Lefse Sløttsstèk é um jornalista norueguês que vive no
Brasil há três anos. Correspondente de um periódico de Oslo, capital da
Noruega. Logo pela manhã sou acordado pelo seu telefonema. Não fosse o nome na
tela do meu celular, o sotaque inconfundível já me avisava quem ligava tão
cedo. Lefse fala razoavelmente nosso idioma, embora ainda se confunda com os
neologismos e gírias. Sempre me pede ajuda. Mas a dúvida de Lese hoje era sobre
o nefasto acidente ocorrido na Colômbia.
Bem informado, com fontes confiáveis,
já sabia a mutretajem (termo que já aprendeu) do piloto-sócio, que morreu por
economizar uns dólares de combustível. Mas o que o incomodava mesmo era
entender o porquê da escolha de uma obscura companhia aérea colombiana, que
tinha sede na Bolívia, para realizar o voo. Não entendia a inocência do
prefeito da cidade natal do time pagar os mesmos cento e trinta mil dólares por
um voo fretado que custaria o mesmo valor se fosse feito por uma tradicional
companhia aérea brasileira. Segundo ele, a empresa nacional havia oferecido a
viagem no mesmo valor ao prefeito. Este teria gentilmente recusado. Lefse,
acostumado com o alto padrão gerencial dos funcionários públicos de seu país,
não conseguia compreender os cálculos que o alcaide efetuou que o levaram a
confundir que haveria vantagem na empresa vizinha. Além disso, o estava
perturbando o fato do piloto sabedor que sua aeronave não teria autonomia
suficiente para chegar ao destino, optou por arriscar, senão a vida dos
passageiros, a sua própria, não parando para reabastecer como estava previsto.
Pensava já meu amigo jornalista que se tratava do mesmo caso do avião da
Indonésia, onde o piloto planejou o próprio suicídio.

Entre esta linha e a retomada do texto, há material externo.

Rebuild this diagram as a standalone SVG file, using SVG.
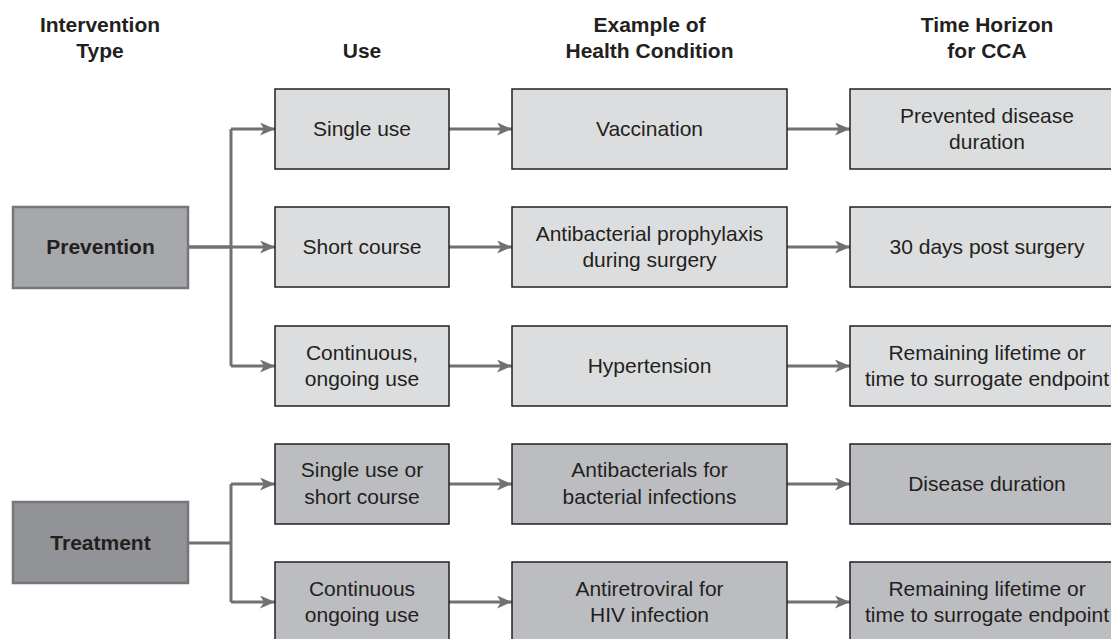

Foram quase trinta minutos de tentativas de explicar a ele
como as coisas funcionavam por aqui. Mesmo já vivendo entre nós há mais de três
anos, ainda não consegue meter na cachola, encoberta por cabelos cor de fogo, como
a banda toca nesses lados. Aliás essa última expressão nunca o conseguir fazer
entender. Sempre acha que estou falando de música. E ainda briga dizendo que
estou sempre mudando de assunto sem avisar. Tenho um pouco de pena das
limitações mentais de meu colega de profissão e já começo a suspeitar que a
educação no país dele não é tão boa quanto a nossa. Mas o fato é que Mr. Sløttsstèk
está quase desistido de viver entre nós. Pensa em voltar ao frio, mesmo
adorando o calor, as praias e a caipirinha de “cashoska”. Até já comprou uma
cabine de bronzeamento artificial, que mantem embalada e pronta para viajar. Só
fica com receio dos vizinhos do pequeno distrito de Horehùs, onde mora, há
menos de vinte minutos de ônibus, da sede do jornal na capital. Tem receio
também dos colegas de trabalho desconfiarem de sua ostentação de riqueza, coisa
até proibida por lei, em seu país. Acha que quando descobrirem a cabine de
bronzeamento que pretende instalar no pequeno quintal de seu apartamento
térreo, a vizinhança vá se sentir constrangida. Pensa em Kljópek, seu vizinho
no andar de cima, que é lixeiro e muito ocupado com seu trabalho. Quase não tem
tempo para viajar. Ou tomar banho de sol. Sua vizinha de frente, Hilda Grønlie,
médica especialista no Real Hospital de Clínicas, costuma pagar sessões
privadas, não terapêuticas, de bronzeamento artificial antes de desfrutar seus
vinte dias de férias anuais em um modesto balneário na Criméia. Certamente ela
também não veria com bons olhos sua cabine.
Enquanto está por aqui, meu amigo Lefse aproveita o salário
ganho em euros para adquirir e usufruir de pequenos luxos. Mas sempre se
preocupa na hora de partir e levar suas traquitanas para casa. Além do pouco
espaço do imóvel e da aversão que tem a ostentações, seria difícil usufruir de
algumas coisas por lá. Dias curtos, muito frio e o trabalho que não é tão
tranquilo quanto aqui. Mas isso eu conto depois.